Syllabus and Information(pdf version here)
#303 Kassar-Gould House
ckottke AT math.brown.edu
Mon. 11am-12pm, Wed. 1-2pm, Thu. 11am-12pm, or by appointment.
Vector Calculus, 5th Edition by Marsden and Tromba
- Friday, Oct. 1
- Friday, Nov. 5
- Final Exam: Friday, Dec. 10
This class is about calculus in more than one dimension. We'll study functions of several variables, with scalar and vector values; the two main operations of calculus (differentiation and integration) on such functions; and the big theorems which relate these: the Fundamental Theorem of Calculus for Line Integrals, Green's Theorem, The Divergence Theorem and Stokes' Theorem.

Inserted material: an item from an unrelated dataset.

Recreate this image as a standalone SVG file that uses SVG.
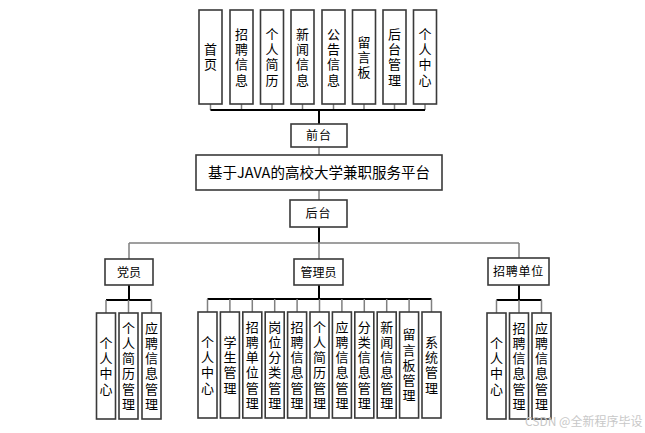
<svg xmlns="http://www.w3.org/2000/svg" width="645" height="433" viewBox="0 0 645 433">
<style>
.box{fill:#fff;stroke:#3a3a3a;stroke-width:1.6}
.t{font-family:"Noto Sans CJK SC","Microsoft YaHei",sans-serif;font-size:12px;fill:#000;text-anchor:middle}
.v{font-family:"Noto Sans CJK SC","Microsoft YaHei",sans-serif;font-size:13px;fill:#000;text-anchor:middle;writing-mode:vertical-rl;text-orientation:upright;letter-spacing:2.2px}
.tt{font-family:"Noto Sans CJK SC","Microsoft YaHei",sans-serif;font-size:14.5px;fill:#000;text-anchor:middle}
.g{stroke:#808080;stroke-width:1.5;fill:none}
.k{stroke:#000;stroke-width:2;fill:none}
.wm{font-family:"Noto Sans CJK SC",sans-serif;font-size:12px;fill:#c8c8c8}
</style>
<rect width="645" height="433" fill="#fff"/>
<g id="connectors">
<path class="g" d="M210.5 104V110M241.5 104V110M272 104V110M302.5 104V110M333.5 104V110M364 104V110M394.5 104V110M425 104V110"/>
<path class="k" d="M210.5 110H425M319 110V124"/>
<path class="g" d="M319 147V155M319 190V200"/>
<path class="k" d="M319 227V243" stroke-width="1.6"/>
<path class="g" d="M129 243H519M129 243V259M319 243V259M519 243V258" stroke-width="2"/>
<path class="k" d="M129 285V300M319 285V299M519 285V300"/>
<path class="k" d="M106 300H151.5M207.5 299H431.5M496.5 300H541.5" stroke-width="1.3"/>
<path class="g" d="M106 300V313M128.5 300V313M151.5 300V313"/>
<path class="g" d="M207.5 299V312M229.9 299V312M252.3 299V312M274.7 299V312M297.1 299V312M319.5 299V312M341.9 299V312M364.3 299V312M386.7 299V312M409.1 299V312M431.5 299V312"/>
<path class="g" d="M496.5 300V313M519 300V313M541.5 300V313"/>
</g>
<g id="n-shouye"><rect class="box" x="199" y="10" width="23" height="94"/><text class="v" x="210.5" y="58">首页</text></g>
<g id="n-zhaopinxinxi"><rect class="box" x="230" y="10" width="23" height="94"/><text class="v" x="241.5" y="58">招聘信息</text></g>
<g id="n-gerenjianli"><rect class="box" x="260.5" y="10" width="23" height="94"/><text class="v" x="272" y="58">个人简历</text></g>
<g id="n-xinwenxinxi"><rect class="box" x="291" y="10" width="23" height="94"/><text class="v" x="302.5" y="58">新闻信息</text></g>
<g id="n-gonggaoxinxi"><rect class="box" x="322" y="10" width="23" height="94"/><text class="v" x="333.5" y="58">公告信息</text></g>
<g id="n-liuyanban"><rect class="box" x="352.5" y="10" width="23" height="94"/><text class="v" x="364" y="58">留言板</text></g>
<g id="n-houtaiguanli"><rect class="box" x="383" y="10" width="23" height="94"/><text class="v" x="394.5" y="58">后台管理</text></g>
<g id="n-gerenzhongxin-top"><rect class="box" x="413.5" y="10" width="23" height="94"/><text class="v" x="425" y="58">个人中心</text></g>
<g id="n-qiantai"><rect class="box" x="291" y="124" width="56" height="23"/><text class="t" x="319" y="140" letter-spacing="1">前台</text></g>
<g id="n-title"><rect class="box" x="196" y="155" width="246" height="35"/><text class="tt" x="319" y="178">基于JAVA的高校大学兼职服务平台</text></g>
<g id="n-houtai"><rect class="box" x="290" y="200" width="57" height="27"/><text class="t" x="318.5" y="218" letter-spacing="1">后台</text></g>
<g id="n-dangyuan"><rect class="box" x="105" y="259" width="48" height="26"/><text class="t" x="129" y="276.5">党员</text></g>
<g id="n-guanliyuan"><rect class="box" x="294" y="259" width="49" height="26"/><text class="t" x="318.5" y="276.5">管理员</text></g>
<g id="n-zhaopindanwei"><rect class="box" x="488" y="258" width="61" height="27"/><text class="t" x="518.5" y="276" letter-spacing="0.8">招聘单位</text></g>
<g id="n-d1"><rect class="box" x="96.5" y="313" width="19" height="106"/><text class="v" x="106" y="367">个人中心</text></g>
<g id="n-d2"><rect class="box" x="119" y="313" width="19" height="106"/><text class="v" x="128.5" y="367">个人简历管理</text></g>
<g id="n-d3"><rect class="box" x="142" y="313" width="19" height="106"/><text class="v" x="151.5" y="367">应聘信息管理</text></g>
<g id="n-g1"><rect class="box" x="198" y="312" width="19" height="106"/><text class="v" x="207.5" y="366">个人中心</text></g>
<g id="n-g2"><rect class="box" x="220.4" y="312" width="19" height="106"/><text class="v" x="229.9" y="366">学生管理</text></g>
<g id="n-g3"><rect class="box" x="242.8" y="312" width="19" height="106"/><text class="v" x="252.3" y="366">招聘单位管理</text></g>
<g id="n-g4"><rect class="box" x="265.2" y="312" width="19" height="106"/><text class="v" x="274.7" y="366">岗位分类管理</text></g>
<g id="n-g5"><rect class="box" x="287.6" y="312" width="19" height="106"/><text class="v" x="297.1" y="366">招聘信息管理</text></g>
<g id="n-g6"><rect class="box" x="310" y="312" width="19" height="106"/><text class="v" x="319.5" y="366">个人简历管理</text></g>
<g id="n-g7"><rect class="box" x="332.4" y="312" width="19" height="106"/><text class="v" x="341.9" y="366">应聘信息管理</text></g>
<g id="n-g8"><rect class="box" x="354.8" y="312" width="19" height="106"/><text class="v" x="364.3" y="366">分类信息管理</text></g>
<g id="n-g9"><rect class="box" x="377.2" y="312" width="19" height="106"/><text class="v" x="386.7" y="366">新闻信息管理</text></g>
<g id="n-g10"><rect class="box" x="399.6" y="312" width="19" height="106"/><text class="v" x="409.1" y="366">留言板管理</text></g>
<g id="n-g11"><rect class="box" x="422" y="312" width="19" height="106"/><text class="v" x="431.5" y="366">系统管理</text></g>
<g id="n-z1"><rect class="box" x="487" y="313" width="19" height="106"/><text class="v" x="496.5" y="367">个人中心</text></g>
<g id="n-z2"><rect class="box" x="509.5" y="313" width="19" height="106"/><text class="v" x="519" y="367">招聘信息管理</text></g>
<g id="n-z3"><rect class="box" x="532" y="313" width="19" height="106"/><text class="v" x="541.5" y="367">应聘信息管理</text></g>
<text class="wm" x="525" y="426">CSDN @全新程序毕设</text>
</svg>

Vector calculus is a neat subject, harmoniously combining the analytical tools of calculus with the geometry of curves and surfaces in space. It has numerous applications in economics, engineering, and especially physics, where it is the very language of the theory of electricity and magnetism and fluid dynamics.
This is an honors course, which means the material will be covered in more depth and with a slightly more theoretical foundation than in Math 18 or 20. It also means you will be expected to spend more time studying the material and working on homework assignments. Challenging problems will be fair game on homework and exams!
A solid understanding of single variable calculus, including limits, continuity, differentiation, integration, the Fundamental Theorem of Calculus, etc. We will develop all the necessary linear algebra (vectors, matrices, determinants) as we go along, so no prior exposure to this is required, though those who do have experience in this area will find it helpful. Motivation to work hard is probably also a good prerequisite!
Your final grade will depend on weekly homework scores and exams (2 midterms and 1 final), weighted as follows:
The final will consist of roughly 50% cumulative material, and 50% new material (see the timeline below). Your lowest 2 homework scores will dropped. You are allowed (indeed, encouraged) to work on the homework assignments together, but must write up your answers separately. You will also need to cite your collaborators and any sources consulted on your homework assignments.
The course will consist of three units, roughly as follows (we'll pick up bits from Chapter 1 as we need them):
|Unit||Chapters||Dates||Exam||Differentiation. Functions of several variables, partial derivatives, the derivative as a linear approximation, curves and velocity, the gradient and directional derivatives, higher derivatives and Taylor's theorem, maxima and minima with/without constraints and Lagrange multipliers, implicit/inverse function theorems.||Ch. 2-3||9/1-9/29||Friday October 1|
|Integration. Double and triple iterated integrals, integrals over regions bounded by graphs, the change of variables formula and special coordinates (polar, cylindrical, spherical), arc length, vector fields, line integrals and work, the fundamental theorem of calculus for line integrals and conservative vector fields, parametrized surfaces, surface integrals and flux.||Ch. 5,6,4.1-4.3, 7||10/4-11/3||Friday November 5|
|Main Theorems of Vector Calculus. Divergence and curl of vector fields, Green's Theorem in 2D (flux form and work form), the Divergence Theorem in 3D, Stokes' Theorem in 3D, the relationships between these, applications.||Ch. 4.4, 8||11/8-12/3||Final Exam December 10|
Tips for success
- Read the relevant material before class. I will put sections of the book corresponding to each lecture on the website a day or so beforehand. You do not need to fully understand everything, however, having some familiarity with the subject of the lectures beforehand is extremely valuable. You will definitely get more out of each lecture this way. This is possibly the most important tip I discovered learning math while I was an undergrad.
- Come to office hours. Identify anything you don't understand very well, and ask me about it. This is an invaluable time to address individual questions that you have; there are no stupid questions! Also, if you have any questions or interests that go beyond the scope of this course, I'm more than happy to discuss these in office hours as well. Office hours are pretty boring for me when nobody comes!
- You are your own teacher. In college, you are ultimately the best person to identify which things you understand well and which things you feel a little hazy about. Don't let yourself get away with the latter! While you're encouraged to work on homework assignments in groups, it is your responsibility to make sure you're not just leaning on your friends; make sure that by the time you hand the assignment in, you understand enough to be able to do the problems on your own.
- Think about and do math! Really understanding mathematics takes time and practice. The homework and reading assignments are not just for grading purposes, they're meant to give you an opportunity to dig into the material and develop your skills and intuition. While I'll drop your lowest 2 homework grades (because I know that every once in a while you'll have a bad and/or crazy week), not spending any time working on a particular assignment is a Very Bad Idea. Make sure you're able to solve the problems, even if you don't have time to get them all written down. It's also good just to think about mathematics from time to time, say when you're walking down the street, or in the shower. (Though probably not while having a conversation with a significant other -- that usually goes over badly.)